> TASK
Set down, exactly as written, the lines from the top of the data to the line that holds "0.288, 0.289, 0.298];", and omit the pictures.

> DATA PROVIDED
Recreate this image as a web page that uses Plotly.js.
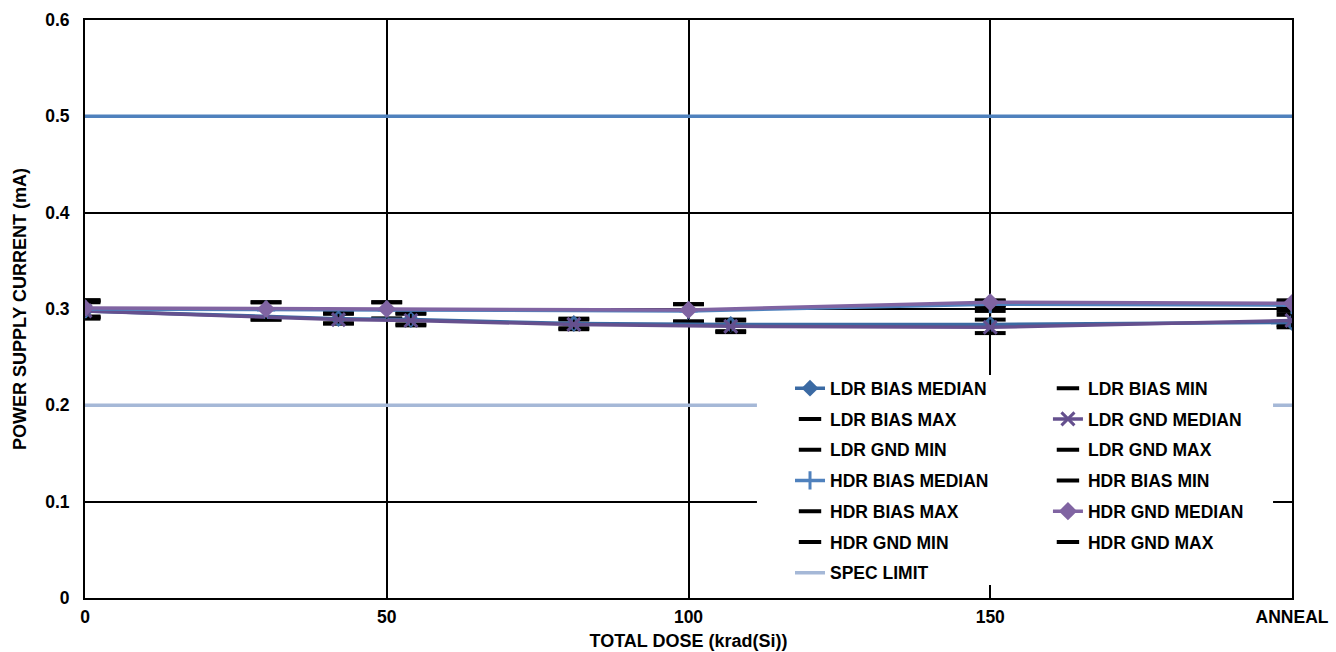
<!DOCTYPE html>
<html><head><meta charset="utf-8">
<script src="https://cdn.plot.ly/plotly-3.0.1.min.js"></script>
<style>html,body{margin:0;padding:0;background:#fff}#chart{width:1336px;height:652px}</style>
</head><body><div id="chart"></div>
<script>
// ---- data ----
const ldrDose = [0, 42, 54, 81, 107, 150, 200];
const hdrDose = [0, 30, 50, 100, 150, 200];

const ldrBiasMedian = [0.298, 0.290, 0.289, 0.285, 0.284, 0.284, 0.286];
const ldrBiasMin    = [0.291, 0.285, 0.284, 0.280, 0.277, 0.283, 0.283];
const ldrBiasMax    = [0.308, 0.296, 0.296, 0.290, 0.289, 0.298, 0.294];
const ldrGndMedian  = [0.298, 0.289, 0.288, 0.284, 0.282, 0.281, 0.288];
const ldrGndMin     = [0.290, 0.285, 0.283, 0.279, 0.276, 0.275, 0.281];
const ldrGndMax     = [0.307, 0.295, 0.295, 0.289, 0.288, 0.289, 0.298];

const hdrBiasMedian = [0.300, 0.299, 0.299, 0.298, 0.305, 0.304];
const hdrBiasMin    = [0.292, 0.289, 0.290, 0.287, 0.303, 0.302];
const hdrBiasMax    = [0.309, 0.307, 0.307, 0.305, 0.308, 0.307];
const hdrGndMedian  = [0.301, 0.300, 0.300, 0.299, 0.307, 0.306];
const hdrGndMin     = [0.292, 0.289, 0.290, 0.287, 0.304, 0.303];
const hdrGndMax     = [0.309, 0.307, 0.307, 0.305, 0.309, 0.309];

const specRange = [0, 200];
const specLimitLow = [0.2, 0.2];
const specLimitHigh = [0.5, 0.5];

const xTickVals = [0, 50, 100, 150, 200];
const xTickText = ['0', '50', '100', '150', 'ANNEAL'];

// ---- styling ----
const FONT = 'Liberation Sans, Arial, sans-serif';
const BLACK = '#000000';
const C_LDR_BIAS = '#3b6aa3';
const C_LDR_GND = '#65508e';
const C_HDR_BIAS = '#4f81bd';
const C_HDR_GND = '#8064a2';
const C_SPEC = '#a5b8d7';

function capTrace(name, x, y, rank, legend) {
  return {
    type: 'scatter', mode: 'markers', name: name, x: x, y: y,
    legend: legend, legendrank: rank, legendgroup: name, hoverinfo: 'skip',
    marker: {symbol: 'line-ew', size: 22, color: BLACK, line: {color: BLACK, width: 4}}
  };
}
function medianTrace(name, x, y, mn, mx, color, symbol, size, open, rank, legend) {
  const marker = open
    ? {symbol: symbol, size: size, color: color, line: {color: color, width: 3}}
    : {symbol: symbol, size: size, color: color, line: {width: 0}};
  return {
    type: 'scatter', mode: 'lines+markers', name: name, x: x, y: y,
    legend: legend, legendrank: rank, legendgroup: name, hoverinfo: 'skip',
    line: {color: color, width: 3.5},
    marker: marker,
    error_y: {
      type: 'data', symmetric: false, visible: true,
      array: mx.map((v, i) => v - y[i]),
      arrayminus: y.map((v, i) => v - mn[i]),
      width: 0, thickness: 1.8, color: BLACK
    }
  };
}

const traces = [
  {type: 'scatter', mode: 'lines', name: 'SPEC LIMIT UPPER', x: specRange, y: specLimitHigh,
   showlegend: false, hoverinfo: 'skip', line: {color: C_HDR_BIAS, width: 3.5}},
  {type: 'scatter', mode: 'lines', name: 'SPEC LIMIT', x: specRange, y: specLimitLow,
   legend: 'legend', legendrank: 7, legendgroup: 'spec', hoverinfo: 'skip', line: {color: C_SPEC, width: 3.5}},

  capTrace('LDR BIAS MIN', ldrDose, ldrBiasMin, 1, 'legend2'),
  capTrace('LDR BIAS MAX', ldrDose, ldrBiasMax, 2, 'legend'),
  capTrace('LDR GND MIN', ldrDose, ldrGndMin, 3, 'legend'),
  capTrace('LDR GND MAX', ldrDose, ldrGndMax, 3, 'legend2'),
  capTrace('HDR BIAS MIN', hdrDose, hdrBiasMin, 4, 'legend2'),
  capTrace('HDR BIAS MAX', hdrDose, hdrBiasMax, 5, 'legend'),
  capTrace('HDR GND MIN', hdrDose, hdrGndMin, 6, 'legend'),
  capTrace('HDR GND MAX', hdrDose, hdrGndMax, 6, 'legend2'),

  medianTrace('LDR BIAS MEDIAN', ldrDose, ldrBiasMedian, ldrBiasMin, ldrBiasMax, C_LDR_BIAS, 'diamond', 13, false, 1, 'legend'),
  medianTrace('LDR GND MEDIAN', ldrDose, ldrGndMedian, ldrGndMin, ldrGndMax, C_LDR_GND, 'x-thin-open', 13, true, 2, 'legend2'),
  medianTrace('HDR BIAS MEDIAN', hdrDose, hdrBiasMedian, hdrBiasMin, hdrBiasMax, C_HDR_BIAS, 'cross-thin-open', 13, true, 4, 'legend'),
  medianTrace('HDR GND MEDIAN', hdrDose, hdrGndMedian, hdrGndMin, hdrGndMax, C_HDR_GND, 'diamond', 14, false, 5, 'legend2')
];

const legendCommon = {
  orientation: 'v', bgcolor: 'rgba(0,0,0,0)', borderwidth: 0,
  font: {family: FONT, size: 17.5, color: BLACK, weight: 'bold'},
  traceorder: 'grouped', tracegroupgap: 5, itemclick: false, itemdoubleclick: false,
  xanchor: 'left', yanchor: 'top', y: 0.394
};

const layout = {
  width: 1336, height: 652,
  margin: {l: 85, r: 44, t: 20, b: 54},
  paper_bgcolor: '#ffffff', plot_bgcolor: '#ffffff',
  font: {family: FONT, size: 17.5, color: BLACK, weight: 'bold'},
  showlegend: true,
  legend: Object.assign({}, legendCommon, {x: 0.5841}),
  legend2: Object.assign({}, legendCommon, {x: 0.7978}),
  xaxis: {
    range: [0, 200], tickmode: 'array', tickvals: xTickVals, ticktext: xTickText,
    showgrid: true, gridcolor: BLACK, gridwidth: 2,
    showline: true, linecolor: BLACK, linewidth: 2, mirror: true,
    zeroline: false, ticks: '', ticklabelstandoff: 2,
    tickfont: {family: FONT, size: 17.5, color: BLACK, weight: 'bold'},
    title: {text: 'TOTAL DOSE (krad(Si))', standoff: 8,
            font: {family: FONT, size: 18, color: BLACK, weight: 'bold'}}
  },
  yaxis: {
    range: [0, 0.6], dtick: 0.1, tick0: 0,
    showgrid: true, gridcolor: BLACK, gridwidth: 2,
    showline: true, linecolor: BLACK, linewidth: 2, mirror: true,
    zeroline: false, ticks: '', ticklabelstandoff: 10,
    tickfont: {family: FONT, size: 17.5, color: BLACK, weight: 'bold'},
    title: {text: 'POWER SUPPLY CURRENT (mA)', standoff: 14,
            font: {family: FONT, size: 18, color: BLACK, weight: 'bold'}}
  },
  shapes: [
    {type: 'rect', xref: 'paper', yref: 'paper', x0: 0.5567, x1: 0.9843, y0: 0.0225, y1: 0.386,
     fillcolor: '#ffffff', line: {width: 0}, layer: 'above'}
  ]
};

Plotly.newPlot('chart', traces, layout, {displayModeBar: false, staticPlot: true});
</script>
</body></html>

> EXERCISE SOLUTION
Recreate this image as a web page that uses Plotly.js.
<!DOCTYPE html>
<html><head><meta charset="utf-8">
<script src="https://cdn.plot.ly/plotly-3.0.1.min.js"></script>
<style>html,body{margin:0;padding:0;background:#fff}#chart{width:1336px;height:652px}</style>
</head><body><div id="chart"></div>
<script>
// ---- data ----
const ldrDose = [0, 42, 54, 81, 107, 150, 200];
const hdrDose = [0, 30, 50, 100, 150, 200];

const ldrBiasMedian = [0.298, 0.290, 0.289, 0.285, 0.284, 0.284, 0.286];
const ldrBiasMin    = [0.291, 0.285, 0.284, 0.280, 0.277, 0.283, 0.283];
const ldrBiasMax    = [0.308, 0.296, 0.296, 0.290, 0.289, 0.298, 0.294];
const ldrGndMedian  = [0.298, 0.289, 0.288, 0.284, 0.282, 0.281, 0.288];
const ldrGndMin     = [0.290, 0.285, 0.283, 0.279, 0.276, 0.275, 0.281];
const ldrGndMax     = [0.307, 0.295, 0.295, 0.289, 0.288, 0.289, 0.298];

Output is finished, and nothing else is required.